━━━━━ PROVIDED MATERIAL

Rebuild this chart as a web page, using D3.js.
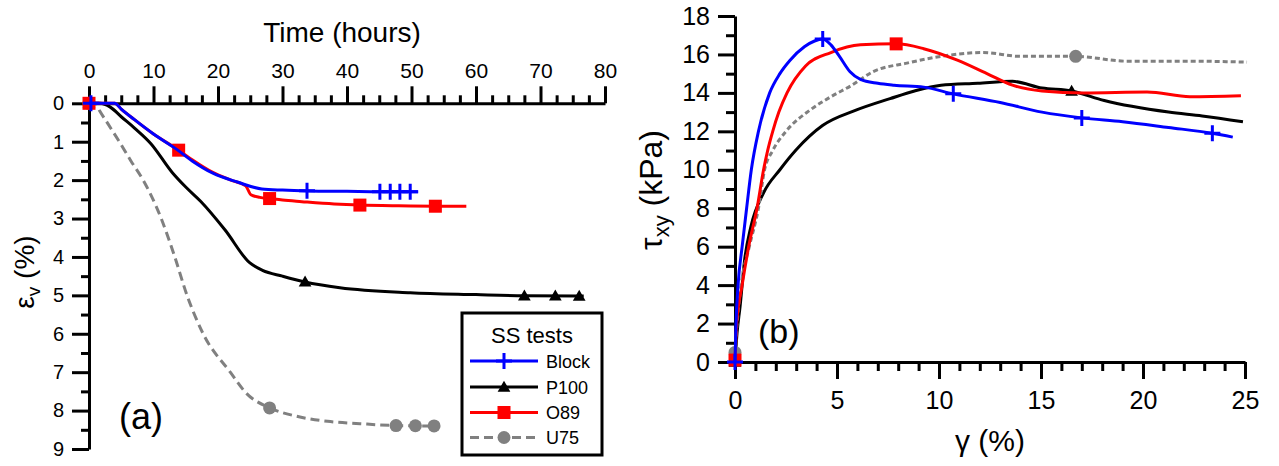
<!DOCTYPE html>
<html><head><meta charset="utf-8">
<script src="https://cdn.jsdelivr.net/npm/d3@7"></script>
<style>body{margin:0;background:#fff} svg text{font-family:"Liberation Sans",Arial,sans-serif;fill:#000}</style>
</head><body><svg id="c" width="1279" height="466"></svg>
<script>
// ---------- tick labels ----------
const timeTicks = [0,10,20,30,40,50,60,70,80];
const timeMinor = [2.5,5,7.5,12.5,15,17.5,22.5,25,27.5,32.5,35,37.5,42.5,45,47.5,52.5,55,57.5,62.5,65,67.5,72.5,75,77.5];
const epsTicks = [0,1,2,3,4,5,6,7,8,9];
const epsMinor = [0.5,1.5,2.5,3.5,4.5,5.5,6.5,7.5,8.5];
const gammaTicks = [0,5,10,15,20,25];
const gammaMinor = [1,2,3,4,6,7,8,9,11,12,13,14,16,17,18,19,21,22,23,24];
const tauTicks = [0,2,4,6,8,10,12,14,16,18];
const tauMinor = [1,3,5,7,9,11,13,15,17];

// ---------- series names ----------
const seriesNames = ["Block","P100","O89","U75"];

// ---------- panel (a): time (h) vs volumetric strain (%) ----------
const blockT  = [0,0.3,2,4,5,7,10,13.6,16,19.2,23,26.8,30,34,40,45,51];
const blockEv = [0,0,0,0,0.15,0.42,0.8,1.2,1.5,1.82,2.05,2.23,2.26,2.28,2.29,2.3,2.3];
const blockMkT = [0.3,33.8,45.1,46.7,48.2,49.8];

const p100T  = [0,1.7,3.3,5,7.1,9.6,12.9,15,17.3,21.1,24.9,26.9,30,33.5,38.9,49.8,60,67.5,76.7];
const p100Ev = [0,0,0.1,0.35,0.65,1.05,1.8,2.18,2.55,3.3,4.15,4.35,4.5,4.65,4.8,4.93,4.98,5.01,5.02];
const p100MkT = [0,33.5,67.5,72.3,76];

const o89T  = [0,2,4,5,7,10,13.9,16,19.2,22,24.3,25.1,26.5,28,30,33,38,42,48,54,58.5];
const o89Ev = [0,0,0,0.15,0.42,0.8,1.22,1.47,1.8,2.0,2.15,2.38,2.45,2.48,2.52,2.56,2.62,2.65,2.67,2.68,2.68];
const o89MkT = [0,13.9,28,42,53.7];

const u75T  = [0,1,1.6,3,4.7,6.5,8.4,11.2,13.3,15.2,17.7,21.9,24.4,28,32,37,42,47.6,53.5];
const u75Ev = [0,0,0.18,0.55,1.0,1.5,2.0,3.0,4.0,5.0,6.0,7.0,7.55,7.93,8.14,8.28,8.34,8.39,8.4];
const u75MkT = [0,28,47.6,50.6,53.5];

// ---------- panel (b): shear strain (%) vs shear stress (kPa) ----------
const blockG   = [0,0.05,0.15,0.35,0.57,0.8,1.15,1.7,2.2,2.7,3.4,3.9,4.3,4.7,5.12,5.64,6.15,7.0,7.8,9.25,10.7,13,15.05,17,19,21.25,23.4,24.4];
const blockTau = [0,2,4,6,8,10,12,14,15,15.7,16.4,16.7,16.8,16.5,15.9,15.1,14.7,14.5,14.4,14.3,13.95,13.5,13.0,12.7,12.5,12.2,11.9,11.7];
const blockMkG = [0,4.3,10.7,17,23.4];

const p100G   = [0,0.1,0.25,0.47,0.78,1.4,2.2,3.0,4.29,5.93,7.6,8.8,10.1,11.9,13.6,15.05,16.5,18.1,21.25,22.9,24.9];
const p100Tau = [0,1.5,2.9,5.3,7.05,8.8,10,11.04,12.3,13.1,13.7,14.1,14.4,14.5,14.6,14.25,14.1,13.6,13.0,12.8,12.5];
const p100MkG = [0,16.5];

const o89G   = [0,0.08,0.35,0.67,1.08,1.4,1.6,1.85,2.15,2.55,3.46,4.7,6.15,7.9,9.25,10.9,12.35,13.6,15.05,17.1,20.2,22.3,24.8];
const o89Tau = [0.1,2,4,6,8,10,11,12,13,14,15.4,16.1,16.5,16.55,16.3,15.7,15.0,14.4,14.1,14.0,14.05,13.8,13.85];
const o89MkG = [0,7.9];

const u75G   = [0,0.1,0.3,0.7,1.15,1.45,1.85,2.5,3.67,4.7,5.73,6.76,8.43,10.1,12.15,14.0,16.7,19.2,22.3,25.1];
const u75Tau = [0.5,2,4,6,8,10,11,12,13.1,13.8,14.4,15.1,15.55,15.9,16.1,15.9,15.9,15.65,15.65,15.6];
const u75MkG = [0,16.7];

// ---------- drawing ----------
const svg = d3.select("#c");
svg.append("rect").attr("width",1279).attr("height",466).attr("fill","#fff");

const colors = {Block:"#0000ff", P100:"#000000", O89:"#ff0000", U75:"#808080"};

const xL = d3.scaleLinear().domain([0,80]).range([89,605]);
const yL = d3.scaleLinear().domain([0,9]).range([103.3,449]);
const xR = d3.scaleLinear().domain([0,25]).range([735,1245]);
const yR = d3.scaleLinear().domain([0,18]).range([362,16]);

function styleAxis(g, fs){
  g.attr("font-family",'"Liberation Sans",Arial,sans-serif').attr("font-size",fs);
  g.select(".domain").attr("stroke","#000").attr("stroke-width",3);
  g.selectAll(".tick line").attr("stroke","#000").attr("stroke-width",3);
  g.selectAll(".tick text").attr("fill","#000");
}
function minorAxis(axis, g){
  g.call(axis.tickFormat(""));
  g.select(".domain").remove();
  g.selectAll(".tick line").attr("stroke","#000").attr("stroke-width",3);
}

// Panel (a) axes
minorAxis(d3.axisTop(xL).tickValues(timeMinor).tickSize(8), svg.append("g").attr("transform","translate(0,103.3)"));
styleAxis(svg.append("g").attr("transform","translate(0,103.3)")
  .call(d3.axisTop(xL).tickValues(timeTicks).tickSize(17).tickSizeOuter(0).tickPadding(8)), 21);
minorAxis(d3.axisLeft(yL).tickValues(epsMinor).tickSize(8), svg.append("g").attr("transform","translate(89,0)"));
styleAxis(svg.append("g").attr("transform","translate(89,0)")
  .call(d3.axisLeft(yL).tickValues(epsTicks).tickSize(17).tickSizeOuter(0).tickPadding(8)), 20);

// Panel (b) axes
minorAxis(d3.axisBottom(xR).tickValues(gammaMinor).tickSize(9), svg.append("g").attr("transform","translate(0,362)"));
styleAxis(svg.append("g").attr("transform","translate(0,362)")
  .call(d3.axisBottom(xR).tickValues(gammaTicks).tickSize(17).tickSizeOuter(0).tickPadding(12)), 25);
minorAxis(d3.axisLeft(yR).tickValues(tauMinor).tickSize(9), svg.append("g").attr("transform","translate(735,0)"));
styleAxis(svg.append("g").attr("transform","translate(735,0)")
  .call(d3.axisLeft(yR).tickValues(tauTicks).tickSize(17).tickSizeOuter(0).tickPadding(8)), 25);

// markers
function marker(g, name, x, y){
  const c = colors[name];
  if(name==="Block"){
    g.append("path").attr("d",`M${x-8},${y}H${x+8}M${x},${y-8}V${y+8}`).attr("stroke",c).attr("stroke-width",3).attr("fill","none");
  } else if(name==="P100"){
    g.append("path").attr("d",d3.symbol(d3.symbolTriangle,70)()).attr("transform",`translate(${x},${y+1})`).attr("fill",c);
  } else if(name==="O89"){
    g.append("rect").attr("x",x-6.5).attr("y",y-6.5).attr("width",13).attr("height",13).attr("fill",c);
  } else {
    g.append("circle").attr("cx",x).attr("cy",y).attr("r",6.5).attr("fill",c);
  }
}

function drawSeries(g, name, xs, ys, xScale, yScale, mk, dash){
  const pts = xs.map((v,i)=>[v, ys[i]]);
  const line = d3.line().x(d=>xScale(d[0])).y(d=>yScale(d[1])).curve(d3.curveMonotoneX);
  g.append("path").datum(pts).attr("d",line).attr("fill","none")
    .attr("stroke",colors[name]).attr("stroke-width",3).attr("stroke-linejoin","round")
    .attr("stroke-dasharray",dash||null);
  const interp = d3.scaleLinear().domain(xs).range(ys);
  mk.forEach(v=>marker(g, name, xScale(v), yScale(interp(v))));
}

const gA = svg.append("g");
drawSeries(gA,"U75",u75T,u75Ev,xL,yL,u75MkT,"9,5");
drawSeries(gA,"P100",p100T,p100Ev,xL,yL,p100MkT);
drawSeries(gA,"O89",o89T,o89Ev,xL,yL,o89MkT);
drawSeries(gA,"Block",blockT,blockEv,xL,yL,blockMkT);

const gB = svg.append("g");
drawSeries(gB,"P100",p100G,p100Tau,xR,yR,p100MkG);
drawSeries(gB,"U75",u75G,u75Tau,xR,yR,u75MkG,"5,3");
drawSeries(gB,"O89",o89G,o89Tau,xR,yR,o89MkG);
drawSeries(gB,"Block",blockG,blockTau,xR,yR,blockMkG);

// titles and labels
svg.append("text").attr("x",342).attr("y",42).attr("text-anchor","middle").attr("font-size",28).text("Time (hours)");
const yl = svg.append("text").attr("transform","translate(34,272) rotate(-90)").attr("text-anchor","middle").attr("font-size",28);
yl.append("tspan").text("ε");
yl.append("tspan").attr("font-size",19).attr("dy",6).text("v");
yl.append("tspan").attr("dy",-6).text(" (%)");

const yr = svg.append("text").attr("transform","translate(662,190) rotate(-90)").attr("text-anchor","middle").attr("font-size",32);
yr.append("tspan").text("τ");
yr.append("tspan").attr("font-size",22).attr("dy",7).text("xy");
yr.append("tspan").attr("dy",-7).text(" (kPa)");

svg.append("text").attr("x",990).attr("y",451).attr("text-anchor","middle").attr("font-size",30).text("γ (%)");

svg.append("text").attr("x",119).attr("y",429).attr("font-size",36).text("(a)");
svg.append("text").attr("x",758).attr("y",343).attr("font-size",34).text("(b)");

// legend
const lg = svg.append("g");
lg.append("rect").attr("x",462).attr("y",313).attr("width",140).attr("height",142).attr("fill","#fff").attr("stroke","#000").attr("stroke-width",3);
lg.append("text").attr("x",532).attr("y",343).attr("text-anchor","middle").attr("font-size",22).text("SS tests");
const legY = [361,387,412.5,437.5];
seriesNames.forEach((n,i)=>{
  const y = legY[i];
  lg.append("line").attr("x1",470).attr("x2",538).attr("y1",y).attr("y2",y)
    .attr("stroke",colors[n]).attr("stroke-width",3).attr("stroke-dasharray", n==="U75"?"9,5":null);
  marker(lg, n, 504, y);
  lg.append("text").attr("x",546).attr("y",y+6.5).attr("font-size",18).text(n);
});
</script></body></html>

━━━━━━━━━━

INSTRUCTIONS FOR THE TASK: Set down again, exactly, the lines of the material above from its first line to the one with "const blockMkT = [0.3,33.8,45.1,46.7,48.2,49.8];", inclusive. Leave the pictures out.

ANSWER TO THE TASK:
Rebuild this chart as a web page, using D3.js.
<!DOCTYPE html>
<html><head><meta charset="utf-8">
<script src="https://cdn.jsdelivr.net/npm/d3@7"></script>
<style>body{margin:0;background:#fff} svg text{font-family:"Liberation Sans",Arial,sans-serif;fill:#000}</style>
</head><body><svg id="c" width="1279" height="466"></svg>
<script>
// ---------- tick labels ----------
const timeTicks = [0,10,20,30,40,50,60,70,80];
const timeMinor = [2.5,5,7.5,12.5,15,17.5,22.5,25,27.5,32.5,35,37.5,42.5,45,47.5,52.5,55,57.5,62.5,65,67.5,72.5,75,77.5];
const epsTicks = [0,1,2,3,4,5,6,7,8,9];
const epsMinor = [0.5,1.5,2.5,3.5,4.5,5.5,6.5,7.5,8.5];
const gammaTicks = [0,5,10,15,20,25];
const gammaMinor = [1,2,3,4,6,7,8,9,11,12,13,14,16,17,18,19,21,22,23,24];
const tauTicks = [0,2,4,6,8,10,12,14,16,18];
const tauMinor = [1,3,5,7,9,11,13,15,17];

// ---------- series names ----------
const seriesNames = ["Block","P100","O89","U75"];

// ---------- panel (a): time (h) vs volumetric strain (%) ----------
const blockT  = [0,0.3,2,4,5,7,10,13.6,16,19.2,23,26.8,30,34,40,45,51];
const blockEv = [0,0,0,0,0.15,0.42,0.8,1.2,1.5,1.82,2.05,2.23,2.26,2.28,2.29,2.3,2.3];
const blockMkT = [0.3,33.8,45.1,46.7,48.2,49.8];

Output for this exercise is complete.